Vedesha Tirtha (c. 1570 - c. 1620) (also known as Vedesha Bhiksu also spelled Vedesha Bikshu), was an Indian Hindu scholar and theologian in the Dvaita Vedānta tradition. He was the disciple of Raghuttama Tirtha, and is the most celebrated name in the annals of the Dvaita Vedanta. He is a Bidi-Sanyasi (stray ascetic) and not pontiff of any matha (monastery).

==Early life==
Vedesa was born in 1570 CE in a pious Kannada-speaking Deshastha Brahmin family in present day North Karnataka region. He studied under the guidance of Raghuttama Tirtha and was his disciple. He wrote many commentaries on the Upanishads and other prominent works. He died in 1620 and his tomb is enshrined in Manur in present day North Karnataka, where he studied all shastras under Raghuttama Tirtha Mahaswamiji.

==Works==
Vedesha Bhiksu composed ten major works, most of them are commentaries and glosses on the works of Madhva and Jayatirtha.
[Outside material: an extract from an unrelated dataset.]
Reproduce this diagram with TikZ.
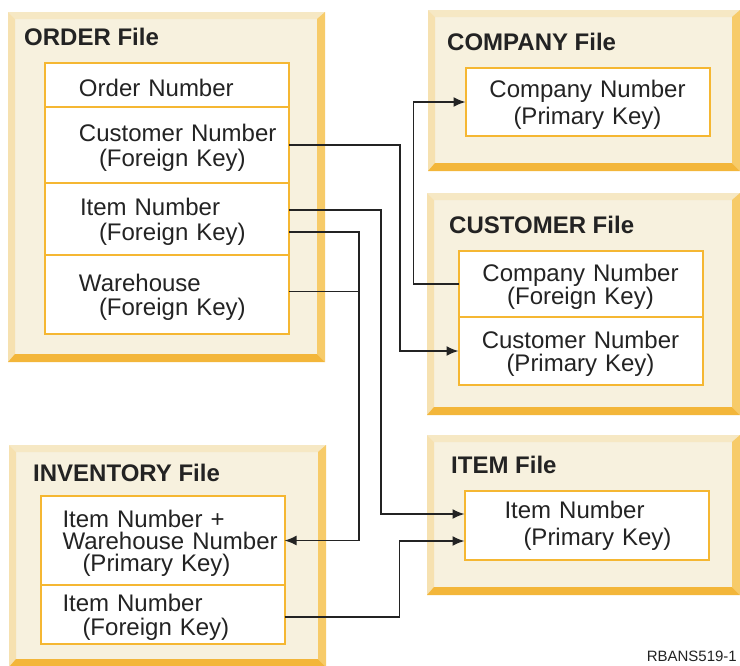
\documentclass[tikz,border=0pt]{standalone}
\usepackage{fontspec}
\setmainfont{Liberation Sans}
\usepackage{tikz}
\usetikzlibrary{calc,positioning,arrows.meta}

\definecolor{panelfill}{RGB}{247,241,222}
\definecolor{bevtop}{RGB}{246,232,196}
\definecolor{bevleft}{RGB}{246,225,176}
\definecolor{bevright}{RGB}{247,203,105}
\definecolor{bevbot}{RGB}{243,182,58}
\definecolor{fieldline}{RGB}{245,183,50}
\definecolor{ink}{RGB}{35,35,35}

\begin{document}
\begin{tikzpicture}[x=1pt,y=-1pt,
  fieldbase/.style={draw=fieldline,line width=2pt,fill=white,outer sep=0pt,
    text width=240pt,inner xsep=2pt,inner ysep=0pt,align=left,text=ink,
    font=\fontsize{24}{24.5}\selectfont},
  field/.style={fieldbase,execute at begin node={\rule{0pt}{23pt}}},
  cfield/.style={field,align=center},
  title/.style={anchor=west,inner sep=0pt,text=ink,
    font=\fontsize{24}{24}\selectfont\bfseries},
  conn/.style={draw=ink,line width=1.7pt},
  >={Latex[length=12pt,width=10pt]}]
\useasboundingbox (0,0) rectangle (740,665);

% file panels with bevelled edges
\foreach \xa/\ya/\xb/\yb in {8/12/325/362,428/10/740/171,427/193/740/415,9/445/326/667,427/435/740/595}
{
 \fill[panelfill] (\xa,\ya) rectangle (\xb,\yb);
 \fill[bevtop] (\xa,\ya) -- (\xb,\ya) -- (\xb-7,\ya+7) -- (\xa+7,\ya+7) -- cycle;
 \fill[bevleft] (\xa,\ya) -- (\xa+7,\ya+7) -- (\xa+7,\yb-7) -- (\xa,\yb) -- cycle;
 \fill[bevright] (\xb,\ya) -- (\xb,\yb) -- (\xb-8,\yb-8) -- (\xb-8,\ya+7) -- cycle;
 \fill[bevbot] (\xa,\yb) -- (\xb,\yb) -- (\xb-8,\yb-8) -- (\xa+7,\yb-8) -- cycle;
}

% titles
\node[title] (ordtitle) at (24,37) {ORDER File};
\node[title] (comptitle) at (447,42) {COMPANY File};
\node[title] (custtitle) at (449,225) {CUSTOMER File};
\node[title] (invtitle) at (33,473) {INVENTORY File};
\node[title] (itemtitle) at (451,465) {ITEM File};

% ORDER file
\node[field,minimum height=44pt] (ordnum) at (167,85) {\hspace*{32pt}Order Number};
\node[field,minimum height=76pt,below=0pt of ordnum] (custfk)
  {\hspace*{32pt}Customer Number\\\hspace*{52pt}(Foreign Key)};
\node[field,minimum height=72pt,below=0pt of custfk] (itemfk)
  {\hspace*{33pt}Item Number\\\hspace*{52pt}(Foreign Key)};
\node[field,minimum height=79pt,below=0pt of itemfk] (whfk)
  {\hspace*{32pt}Warehouse\\\hspace*{52pt}(Foreign Key)};

% COMPANY file
\node[cfield,minimum height=68pt] (comppk) at (587.5,102) {Company Number\\[3pt](Primary Key)};

% CUSTOMER file
\node[cfield,minimum height=66pt] (compfk) at (580.5,284) {Company Number\\[-1pt](Foreign Key)};
\node[cfield,minimum height=68pt,below=0pt of compfk] (custpk) {Customer Number\\[-1pt](Primary Key)};

% INVENTORY file
\node[field,minimum height=89pt] (invpk) at (162.5,540.5)
  {\hspace*{20pt}Item Number +\\[-2.5pt]\hspace*{20pt}Warehouse Number\\[-2.5pt]\hspace*{40pt}(Primary Key)};
\node[field,minimum height=59pt,below=0pt of invpk] (invfk)
  {\hspace*{20pt}Item Number\\[-1pt]\hspace*{40pt}(Foreign Key)};

% ITEM file
\node[fieldbase,minimum height=69pt] (itempk) at (586.5,525.5)
  {\hspace*{38pt}Item Number\\[2.5pt]\hspace*{57pt}(Primary Key)};

% connectors
\draw[conn,->] (custfk.east) -- ++(111,0) |- (custpk.west);
\draw[conn,->] ([yshift=9pt]itemfk.east) -- ++(92,0) |- ([yshift=11.5pt]itempk.west);
\draw[conn,->] ([yshift=-13pt]itemfk.east) -- ++(70,0) |- (invpk.east);
\draw[conn] ([yshift=3pt]whfk.east) -- ++(70,0);
\draw[conn,->] (compfk.west) -- ++(-45,0) |- (comppk.west);
\draw[conn,->] ([yshift=-2.5pt]invfk.east) -- ++(115,0) |- ([yshift=-15.5pt]itempk.west);

\node[anchor=east,inner sep=0pt,text=ink,font=\fontsize{15}{16}\selectfont] (figid) at (737,656) {RBANS519-1};
\end{tikzpicture}
\end{document}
- Tattvoddyota Panchika - a gloss on Tattvoddyota of Madhva
- Pramāṇalakṣaṇaṭikā Vyakhyana - a gloss on Pramāṇalakṣaṇaṭikā of Jayatirtha
- Viṣṇutattvanirṇayaṭikā Vyakhyana - a gloss on Viṣṇutattvanirṇayaṭikā of Jayatirtha
- Kathālakṣaṇavivarana Vyakhyana - a gloss on Kathālakṣaṇavivarana of Jayatirtha.
- Karmaṅirṅayaṭikā Vyakhyana - a gloss on Karmaṅirṅayaṭikā of Jayatirtha.
- Aitareya Upanishad Bhashya - a commentary on Aitareya Upanishad Bhashya of Madhva
- Chandogya Upanishad Bhashya - a commentary on Chandogya Upanishad Bhashya of Madhva
- Katha Upanishad Bhashya - a commentary on Katha Upanishad Bhashya of Madhva
- Talabavara tippani - a commentary on Kena Upanishad Bhashya of Madhva.
- Pramāṇapaddhatī Vyakhyana - a gloss on Pramāṇapaddhatī of Jayatirtha

==Brindavana==
His Brindavana is at Manur on the bank of Bhima river, which was a center of learning right from the days of predecessors of Raghuttama Tirtha himself.

==Bibliography==
- Sharma, B. N. Krishnamurti (2000). "A History of the Dvaita School of Vedānta and Its Literature, Vol 1. 3rd Edition"
- Potter, Karl H. (1995). "Encyclopedia of Indian philosophies. 1, Bibliography : Section 1, Volumes 1-2"
- Dasgupta, Surendranath (1975). "A History of Indian Philosophy, Volume 4"
- White, Charles S. J. (2004). "A Catalogue of Vaiṣṇava Literature on Microfilms in the Adyar Library, The Bodleian Library & The American University Library"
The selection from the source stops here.